I was never the teary parent at kindergarten drop off. I was more the “who’s hosting the margarita party” parent at kindergarten drop off. I might be a little sad from time to time, but I knew they’d be back shortly, and I could catch up on all their adventures. I do get a little sad at college drop offs, but I would always return to a bustling house. This year is different. I dropped Tessa off yesterday, the third to depart for college in five days, and the house felt empty when I came home. Tayden has always been a fairly quiet kid, so it felt empty. I was emotionally and physically drained and laid down in bed before 8pm. I didn’t actually sleep because texts and calls came in, but I tried. Sometime around nine, Tayden called me. Tayden, the kid that is still at home. He wanted to know where I was because the house was dark. I told him I was in bed. He had done a quick check and walked right by our bedroom because we never go to bed that early. He thought we went out. So he called. Poor Tayden. Stuck as the lone survivor. It’s a new world here.

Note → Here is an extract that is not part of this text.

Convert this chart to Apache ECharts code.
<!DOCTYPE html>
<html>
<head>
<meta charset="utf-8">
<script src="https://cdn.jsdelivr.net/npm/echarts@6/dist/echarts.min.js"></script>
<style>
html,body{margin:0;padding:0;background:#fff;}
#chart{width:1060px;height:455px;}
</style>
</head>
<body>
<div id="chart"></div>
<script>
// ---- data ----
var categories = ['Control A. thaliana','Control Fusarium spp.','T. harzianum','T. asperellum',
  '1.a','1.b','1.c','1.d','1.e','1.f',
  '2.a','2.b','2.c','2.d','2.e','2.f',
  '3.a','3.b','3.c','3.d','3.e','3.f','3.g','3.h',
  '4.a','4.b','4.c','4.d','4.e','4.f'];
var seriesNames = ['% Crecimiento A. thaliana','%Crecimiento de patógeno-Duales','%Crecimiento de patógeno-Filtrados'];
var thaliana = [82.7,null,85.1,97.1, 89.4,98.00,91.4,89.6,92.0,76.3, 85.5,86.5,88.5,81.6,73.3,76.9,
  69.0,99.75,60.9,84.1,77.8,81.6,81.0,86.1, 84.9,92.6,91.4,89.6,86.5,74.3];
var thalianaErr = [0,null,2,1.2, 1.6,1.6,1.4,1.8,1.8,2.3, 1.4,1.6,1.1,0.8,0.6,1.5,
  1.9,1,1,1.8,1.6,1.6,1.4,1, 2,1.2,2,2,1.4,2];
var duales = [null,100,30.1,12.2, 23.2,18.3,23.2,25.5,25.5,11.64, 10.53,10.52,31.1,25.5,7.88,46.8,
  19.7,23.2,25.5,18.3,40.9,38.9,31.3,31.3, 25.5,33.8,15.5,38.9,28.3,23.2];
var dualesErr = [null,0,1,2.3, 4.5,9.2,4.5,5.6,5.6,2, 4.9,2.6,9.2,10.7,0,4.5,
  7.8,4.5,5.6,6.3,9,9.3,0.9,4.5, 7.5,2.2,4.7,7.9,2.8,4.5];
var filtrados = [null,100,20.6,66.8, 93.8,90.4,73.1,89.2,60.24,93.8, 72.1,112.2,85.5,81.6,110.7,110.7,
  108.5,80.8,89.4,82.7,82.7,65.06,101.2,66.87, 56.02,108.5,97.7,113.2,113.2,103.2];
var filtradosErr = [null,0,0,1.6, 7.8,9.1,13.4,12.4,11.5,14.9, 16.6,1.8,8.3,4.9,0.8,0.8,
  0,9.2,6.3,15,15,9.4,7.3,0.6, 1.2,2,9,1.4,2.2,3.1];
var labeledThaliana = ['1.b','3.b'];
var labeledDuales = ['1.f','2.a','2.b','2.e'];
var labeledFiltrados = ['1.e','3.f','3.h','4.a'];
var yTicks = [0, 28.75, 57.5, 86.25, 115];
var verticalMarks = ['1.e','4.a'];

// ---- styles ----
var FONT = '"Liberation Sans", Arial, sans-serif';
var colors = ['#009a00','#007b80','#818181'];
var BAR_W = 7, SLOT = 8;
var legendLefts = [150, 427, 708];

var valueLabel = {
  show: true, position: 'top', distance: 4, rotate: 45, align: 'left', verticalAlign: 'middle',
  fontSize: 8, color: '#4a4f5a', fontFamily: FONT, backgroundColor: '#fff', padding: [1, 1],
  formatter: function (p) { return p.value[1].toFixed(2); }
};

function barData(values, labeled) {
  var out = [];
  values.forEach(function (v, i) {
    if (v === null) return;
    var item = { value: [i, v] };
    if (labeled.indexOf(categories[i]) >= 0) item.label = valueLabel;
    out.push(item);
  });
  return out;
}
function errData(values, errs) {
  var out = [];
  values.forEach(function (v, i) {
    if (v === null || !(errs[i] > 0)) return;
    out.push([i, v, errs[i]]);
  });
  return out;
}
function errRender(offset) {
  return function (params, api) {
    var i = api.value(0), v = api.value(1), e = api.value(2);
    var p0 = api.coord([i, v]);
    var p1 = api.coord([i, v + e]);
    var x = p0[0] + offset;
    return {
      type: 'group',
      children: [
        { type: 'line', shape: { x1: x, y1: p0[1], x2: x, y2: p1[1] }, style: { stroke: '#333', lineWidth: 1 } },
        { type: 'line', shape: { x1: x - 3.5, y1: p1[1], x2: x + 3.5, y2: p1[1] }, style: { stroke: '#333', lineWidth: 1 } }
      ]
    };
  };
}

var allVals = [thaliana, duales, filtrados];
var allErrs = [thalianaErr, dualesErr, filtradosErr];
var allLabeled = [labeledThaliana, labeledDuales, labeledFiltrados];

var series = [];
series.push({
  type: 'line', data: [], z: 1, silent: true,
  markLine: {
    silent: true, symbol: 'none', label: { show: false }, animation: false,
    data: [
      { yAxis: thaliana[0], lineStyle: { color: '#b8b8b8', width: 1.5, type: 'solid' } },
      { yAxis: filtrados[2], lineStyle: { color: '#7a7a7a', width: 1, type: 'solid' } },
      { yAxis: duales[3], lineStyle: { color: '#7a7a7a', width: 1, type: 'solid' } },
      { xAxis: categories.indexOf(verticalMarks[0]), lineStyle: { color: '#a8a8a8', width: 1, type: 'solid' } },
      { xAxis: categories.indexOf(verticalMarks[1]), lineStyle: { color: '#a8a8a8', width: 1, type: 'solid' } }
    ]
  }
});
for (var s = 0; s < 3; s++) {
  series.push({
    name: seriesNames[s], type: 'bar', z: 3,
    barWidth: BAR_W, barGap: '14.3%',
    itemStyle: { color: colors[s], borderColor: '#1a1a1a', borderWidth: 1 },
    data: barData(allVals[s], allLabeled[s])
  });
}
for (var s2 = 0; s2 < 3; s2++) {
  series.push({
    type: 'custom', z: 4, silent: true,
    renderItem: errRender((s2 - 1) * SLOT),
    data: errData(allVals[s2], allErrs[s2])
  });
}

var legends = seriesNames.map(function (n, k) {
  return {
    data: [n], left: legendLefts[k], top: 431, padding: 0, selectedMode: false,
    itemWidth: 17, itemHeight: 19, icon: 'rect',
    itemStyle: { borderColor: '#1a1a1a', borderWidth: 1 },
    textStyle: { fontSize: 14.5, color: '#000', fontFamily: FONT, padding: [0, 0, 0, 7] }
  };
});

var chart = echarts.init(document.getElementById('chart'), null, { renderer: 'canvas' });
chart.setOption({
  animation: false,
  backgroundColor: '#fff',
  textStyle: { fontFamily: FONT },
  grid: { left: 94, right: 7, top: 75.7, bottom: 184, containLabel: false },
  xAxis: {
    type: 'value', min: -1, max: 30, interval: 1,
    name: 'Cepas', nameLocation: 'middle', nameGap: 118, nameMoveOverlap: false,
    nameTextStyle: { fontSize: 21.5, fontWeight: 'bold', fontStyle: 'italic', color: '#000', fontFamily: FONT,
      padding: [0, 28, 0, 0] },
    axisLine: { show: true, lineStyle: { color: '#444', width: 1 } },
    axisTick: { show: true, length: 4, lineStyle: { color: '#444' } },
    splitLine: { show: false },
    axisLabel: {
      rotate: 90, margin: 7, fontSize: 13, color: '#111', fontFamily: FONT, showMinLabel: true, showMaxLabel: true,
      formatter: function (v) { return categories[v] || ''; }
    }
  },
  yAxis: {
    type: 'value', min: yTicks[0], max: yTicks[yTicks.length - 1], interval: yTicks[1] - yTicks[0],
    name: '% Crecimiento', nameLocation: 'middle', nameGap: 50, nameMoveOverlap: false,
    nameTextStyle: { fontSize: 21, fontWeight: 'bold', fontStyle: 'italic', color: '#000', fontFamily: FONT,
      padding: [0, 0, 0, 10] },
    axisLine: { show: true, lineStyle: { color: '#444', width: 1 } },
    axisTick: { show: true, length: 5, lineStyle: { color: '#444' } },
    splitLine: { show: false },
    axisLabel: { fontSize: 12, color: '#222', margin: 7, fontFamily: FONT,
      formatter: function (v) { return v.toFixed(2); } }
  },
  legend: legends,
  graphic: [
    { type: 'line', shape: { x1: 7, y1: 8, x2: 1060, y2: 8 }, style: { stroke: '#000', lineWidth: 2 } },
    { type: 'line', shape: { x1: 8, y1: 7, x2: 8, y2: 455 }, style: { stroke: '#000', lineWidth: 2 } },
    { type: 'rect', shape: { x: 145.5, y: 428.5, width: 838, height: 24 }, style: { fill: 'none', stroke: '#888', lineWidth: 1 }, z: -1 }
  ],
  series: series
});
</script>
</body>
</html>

So, we all adjust. I’m not sure when the sadness will pass and this will feel normal, but that’s not today. But, it will happen. And then our normal “six at home” life will feel chaotic. I wish I felt that empty nester party glow, but I don’t…yet.

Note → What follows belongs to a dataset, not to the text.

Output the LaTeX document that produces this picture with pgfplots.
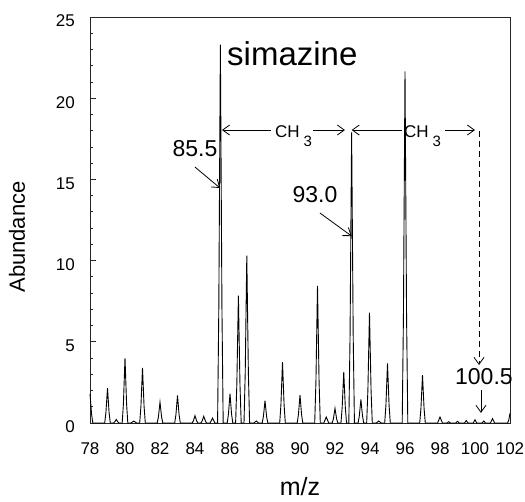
\documentclass[border=0pt]{standalone}
\usepackage{fontspec}
\setmainfont{Liberation Sans}
\usepackage{pgfplots}
\pgfplotsset{compat=1.18}
\usetikzlibrary{arrows.meta}
\begin{document}
\begin{tikzpicture}
\useasboundingbox (-90bp,-79bp) rectangle (435bp,423bp);
\begin{axis}[
  scale only axis, width=420bp, height=406bp,
  xmin=78, xmax=102, ymin=0, ymax=25,
  xtick={78,80,...,102}, ytick={0,5,...,25},
  minor y tick num=4,
  axis line style={line width=0.8bp, black!85},
  xtick style={draw=none},
  ytick pos=left, tick align=inside,
  major tick length=6bp, minor tick length=3.5bp,
  every tick/.style={black!85, line width=0.8bp},
  /pgf/number format/assume math mode=true,
  tick label style={font=\fontsize{17bp}{19bp}\selectfont},
  xticklabel style={inner sep=0pt, anchor=north, yshift=-19bp},
  yticklabel style={inner sep=0pt, anchor=east, xshift=-15bp, yshift=-4bp},
  clip=false,
]
\addplot[black, line width=0.9bp, mark=none] coordinates {
(78,1.8) (78.09,0.54) (78.16,0)
(78.84,0) (78.91,0.65) (79,2.15) (79.09,0.65) (79.16,0)
(79.34,0) (79.41,0.07) (79.5,0.22) (79.59,0.07) (79.66,0)
(79.84,0) (79.91,1.2) (80,4.0) (80.09,1.2) (80.16,0)
(80.34,0) (80.5,0.12) (80.66,0)
(80.84,0) (80.91,1.02) (81,3.4) (81.09,1.02) (81.16,0)
(81.84,0) (81.91,0.38) (82,1.28) (82.09,0.38) (82.16,0)
(82.84,0) (82.91,0.51) (83,1.7) (83.09,0.51) (83.16,0)
(83.84,0) (83.91,0.14) (84,0.45) (84.09,0.14) (84.16,0)
(84.34,0) (84.41,0.13) (84.5,0.42) (84.59,0.13) (84.66,0)
(84.86,0) (85,0.3) (85.14,0)
(85.29,0) (85.36,7.0) (85.45,23.3) (85.54,7.0) (85.61,0)
(85.84,0) (85.91,0.54) (86,1.8) (86.09,0.54) (86.16,0)
(86.32,0) (86.39,2.36) (86.48,7.85) (86.57,2.36) (86.64,0)
(86.8,0) (86.87,3.09) (86.96,10.3) (87.05,3.09) (87.12,0)
(87.36,0) (87.5,0.12) (87.64,0)
(87.84,0) (87.91,0.41) (88,1.38) (88.09,0.41) (88.16,0)
(88.84,0) (88.91,1.13) (89,3.75) (89.09,1.13) (89.16,0)
(89.84,0) (89.91,0.52) (90,1.72) (90.09,0.52) (90.16,0)
(90.84,0) (90.91,2.54) (91,8.45) (91.09,2.54) (91.16,0)
(91.36,0) (91.5,0.37) (91.64,0)
(91.84,0) (91.91,0.27) (92,0.9) (92.09,0.27) (92.16,0)
(92.34,0) (92.41,0.95) (92.5,3.15) (92.59,0.95) (92.66,0)
(92.79,0) (92.86,5.37) (92.95,17.9) (93.04,5.37) (93.11,0)
(93.32,0) (93.39,0.44) (93.48,1.45) (93.57,0.44) (93.64,0)
(93.81,0) (93.88,2.04) (93.97,6.8) (94.06,2.04) (94.13,0)
(94.36,0) (94.5,0.12) (94.64,0)
(94.84,0) (94.91,1.1) (95,3.67) (95.09,1.1) (95.16,0)
(95.84,0) (95.91,6.5) (96,21.65) (96.09,6.5) (96.16,0)
(96.84,0) (96.91,0.89) (97,2.95) (97.09,0.89) (97.16,0)
(97.86,0) (98,0.37) (98.14,0)
(98.4,0) (98.5,0.08) (98.6,0)
(98.9,0) (99,0.1) (99.1,0)
(99.4,0) (99.5,0.15) (99.6,0)
(99.9,0) (100,0.2) (100.1,0)
(100.4,0) (100.5,0.12) (100.6,0)
(100.88,0) (101,0.27) (101.12,0)
(101.86,0) (101.93,0.18) (102,0.6)
};
% labels
\node[anchor=base west, inner sep=0pt, font=\fontsize{33bp}{36bp}\selectfont] at (axis cs:85.83,22.04) {simazine};
\node[anchor=base west, inner sep=0pt, font=\fontsize{17bp}{18bp}\selectfont] at (axis cs:88.57,17.55) {CH\hspace{4bp}\raisebox{-9bp}{\fontsize{15bp}{16bp}\selectfont 3}};
\node[anchor=base west, inner sep=0pt, font=\fontsize{17bp}{18bp}\selectfont] at (axis cs:95.94,17.55) {CH\hspace{4bp}\raisebox{-9bp}{\fontsize{15bp}{16bp}\selectfont 3}};
\draw[line width=0.8bp, -{Straight Barb[length=7bp,width=10bp]}] (axis cs:88.35,18.04) -- (axis cs:85.54,18.04);
\draw[line width=0.8bp, -{Straight Barb[length=7bp,width=10bp]}] (axis cs:90.74,18.04) -- (axis cs:92.57,18.04);
\draw[line width=0.8bp, -{Straight Barb[length=7bp,width=10bp]}] (axis cs:95.83,18.04) -- (axis cs:92.95,18.04);
\draw[line width=0.8bp, -{Straight Barb[length=7bp,width=10bp]}] (axis cs:98.29,18.04) -- (axis cs:100.0,18.04);
\draw[line width=0.8bp, dash pattern=on 6bp off 4bp, -{Straight Barb[length=7bp,width=10bp]}] (axis cs:100.23,17.98) -- (axis cs:100.23,3.57);
\node[inner sep=0pt, font=\fontsize{23bp}{25bp}\selectfont] at (axis cs:84.0,16.87) {85.5};
\draw[line width=0.8bp, -{Straight Barb[length=7bp,width=10bp]}] (axis cs:84.0,15.76) -- (axis cs:85.43,14.47);
\node[inner sep=0pt, font=\fontsize{23bp}{25bp}\selectfont] at (axis cs:90.86,14.04) {93.0};
\draw[line width=0.8bp, -{Straight Barb[length=7bp,width=10bp]}] (axis cs:91.14,12.93) -- (axis cs:92.95,11.51);
\node[inner sep=0pt, font=\fontsize{23bp}{25bp}\selectfont] at (axis cs:100.51,2.83) {100.5};
\draw[line width=0.8bp, -{Straight Barb[length=7bp,width=10bp]}] (axis cs:100.34,2.03) -- (axis cs:100.34,0.62);
% axis titles
\node[anchor=base, inner sep=0pt, font=\fontsize{25bp}{27bp}\selectfont] at ([yshift=-72bp]rel axis cs:0.5,0) {m/z};
\node[rotate=90, inner sep=0pt, font=\fontsize{22bp}{24bp}\selectfont] at ([xshift=-73bp,yshift=-17bp]rel axis cs:0,0.5) {Abundance};
\end{axis}
\end{tikzpicture}
\end{document}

So enjoy your Wednesday everyone. Those of you that are ahead of me in the life cycle can feel free to give me advice. Just do it before nine please. I never know when my bed time is. The picture is from Taryn’s drop off. I was doing that full-time job thing, so Tessa was my stand-in. It just felt like I should do something to counter the outflow of cash these days. I was at Tessa’s drop off, but was unable to get that picture to post. As always, technical difficulties.

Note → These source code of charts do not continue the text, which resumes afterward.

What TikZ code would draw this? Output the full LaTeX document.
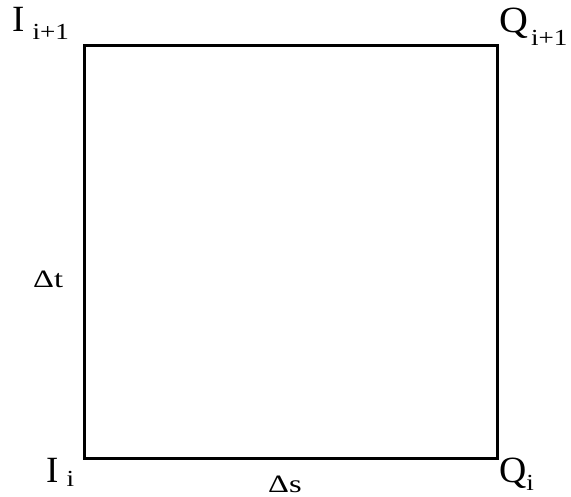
\documentclass[tikz,border=0pt]{standalone}
\usepackage{fontspec}
\setmainfont{Liberation Serif}
\newcommand{\bigf}{\fontsize{37}{37}\selectfont}
\newcommand{\subf}{\fontsize{23}{23}\selectfont}
\newcommand{\midf}{\fontsize{25}{25}\selectfont}
\newcommand{\wsub}[1]{\scalebox{1.18}[1]{\subf #1}}
\begin{document}
\begin{tikzpicture}[x=1pt,y=1pt,
  lbl/.style={inner sep=0pt, anchor=base west}]
\useasboundingbox (0,0) rectangle (571,497);
\coordinate (A) at (84,38);
\coordinate (B) at (497,38);
\coordinate (C) at (497,451);
\coordinate (D) at (84,451);
\draw[line width=3pt, line join=miter] (A) -- (B) -- (C) -- (D) -- cycle;
\node[lbl] (Iip) at (12,465) {\bigf I\hspace{8pt}\raisebox{-8pt}{\wsub{i+1}}};
\node[lbl] (Qip) at (499,464) {\bigf \scalebox{1.08}[1]{Q}\hspace{3pt}\raisebox{-13pt}{\wsub{i+1}}};
\node[lbl] (Ii) at (46,14) {\bigf I\hspace{8pt}\raisebox{-4pt}{\wsub{i}}};
\node[lbl] (Qi) at (499,14) {\bigf \scalebox{1.02}[1]{Q}\hspace{0pt}\raisebox{-8pt}{\wsub{i}}};
\node[lbl] (dt) at (33,209) {\scalebox{1.3}[1]{\midf Δt}};
\node[lbl] (ds) at (268,4) {\scalebox{1.3}[1]{\midf Δs}};
\end{tikzpicture}
\end{document}
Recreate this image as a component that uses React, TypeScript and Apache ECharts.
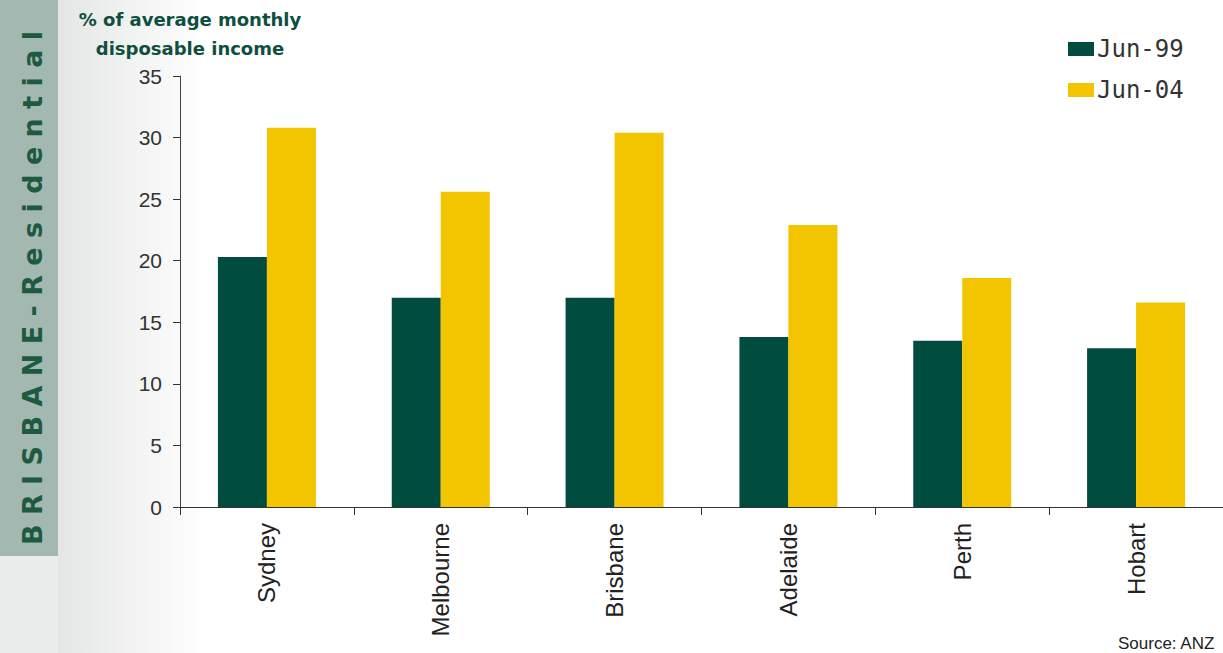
import React, { useEffect, useRef } from "react";
import * as echarts from "echarts";

const cities = ["Sydney", "Melbourne", "Brisbane", "Adelaide", "Perth", "Hobart"];
const jun99 = [20.3, 17.0, 17.0, 13.8, 13.5, 12.9];
const jun04 = [30.8, 25.6, 30.4, 22.9, 18.6, 16.6];
const seriesNames = ["Jun-99", "Jun-04"];
const yTitle = "% of average monthly\ndisposable income";
const sideLabel = "B R I S B A N E - R e s i d e n t i a l";
const sourceText = "Source: ANZ";

export default function App() {
  const ref = useRef<HTMLDivElement>(null);
  useEffect(() => {
    if (!ref.current) return;
    const chart = echarts.init(ref.current, null, { renderer: "svg" });
    const font = "'DejaVu Sans', Verdana, sans-serif";
    const arial = "'Liberation Sans', Arial, sans-serif";
    chart.setOption({
      animation: false,
      backgroundColor: "#ffffff",
      textStyle: { fontFamily: arial },
      graphic: [
        {
          type: "rect",
          silent: true,
          z: -10,
          shape: { x: 58, y: 0, width: 150, height: 653 },
          style: {
            fill: new echarts.graphic.LinearGradient(0, 0, 1, 0, [
              { offset: 0, color: "#e4e6e5" },
              { offset: 1, color: "#ffffff" },
            ]),
          },
        },
        {
          type: "rect",
          silent: true,
          z: -9,
          shape: { x: 0, y: 0, width: 58, height: 556 },
          style: { fill: "#a3b8b1" },
        },
        {
          type: "rect",
          silent: true,
          z: -9,
          shape: { x: 0, y: 556, width: 58, height: 97 },
          style: { fill: "#ebedec" },
        },
        {
          type: "text",
          x: 32,
          y: 288,
          rotation: Math.PI / 2,
          style: {
            text: sideLabel,
            fill: "#1d5a40",
            font: `bold 27px ${font}`,
            align: "center",
            verticalAlign: "middle",
          },
        },
        {
          type: "text",
          x: 190,
          y: 5,
          style: {
            text: yTitle,
            fill: "#0f4f40",
            font: `bold 18px ${font}`,
            align: "center",
            lineHeight: 29,
          },
        },
        {
          type: "text",
          x: 1118,
          y: 635,
          style: {
            text: sourceText,
            fill: "#222222",
            font: `17px ${arial}`,
          },
        },
      ],
      legend: {
        orient: "vertical",
        left: 1068,
        top: 37,
        padding: 0,
        itemWidth: 26,
        itemHeight: 14,
        itemGap: 17,
        icon: "rect",
        textStyle: {
          fontSize: 24,
          color: "#333333",
          fontFamily: "'DejaVu Sans Mono', monospace",
          padding: [0, 0, 0, -2],
        },
        data: seriesNames,
      },
      grid: { left: 180, top: 76, bottom: 146, right: -7, containLabel: false },
      xAxis: {
        type: "category",
        data: cities,
        axisLine: { lineStyle: { color: "#333333", width: 1 } },
        axisTick: { show: true, length: 8, lineStyle: { color: "#333333" } },
        axisLabel: {
          rotate: 90,
          fontSize: 24,
          color: "#222222",
          margin: 16,
          fontFamily: arial,
        },
      },
      yAxis: {
        type: "value",
        min: 0,
        max: 35,
        interval: 5,
        axisLine: { show: true, lineStyle: { color: "#444444", width: 1 } },
        axisTick: { show: true, length: 7, lineStyle: { color: "#333333" } },
        splitLine: { show: false },
        axisLabel: { fontSize: 21, color: "#333333", margin: 18, fontFamily: arial },
      },
      series: [
        {
          name: seriesNames[0],
          type: "bar",
          data: jun99,
          barWidth: 49,
          barGap: "0%",
          itemStyle: { color: "#004d40" },
        },
        {
          name: seriesNames[1],
          type: "bar",
          data: jun04,
          barWidth: 49,
          barGap: "0%",
          itemStyle: { color: "#f2c500" },
        },
      ],
    });
    return () => chart.dispose();
  }, []);
  return (
    <div
      ref={ref}
      style={{ position: "absolute", left: 0, top: 0, width: 1223, height: 653 }}
    />
  );
}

I am that mom as well. It does get better as they grow up. You get to see what amazing adults they have become as they launch into their adult lives.
Ben (the lone survivor at home) had quite an adjustment as all his peeps left the nest. Even he adapted to having the house to himself. Now he is just a typical only child that gets mad when they come home and use “his stuff”. All we can do is remember those growing up years and fondly and trudge forth with the excitement and anticipation of the things to come. Just reading this takes me back to the feelings you are experiencing but then I get to look forward to Friday as Abby has her white coat ceremony for med school. That’s pretty darn cool. Be happy about the memories you made and look forward to the ones to come !
Thanks!! That is great perspective. And how wonderful for Abby. You must be so proud!
I remember being the last child at home and kind of loving it. Finally, I didn’t have to negotiate with everyone for everything. I missed my siblings but really reveled in being an only child. You will find your rhythm with this quieter house. Enjoy the moments.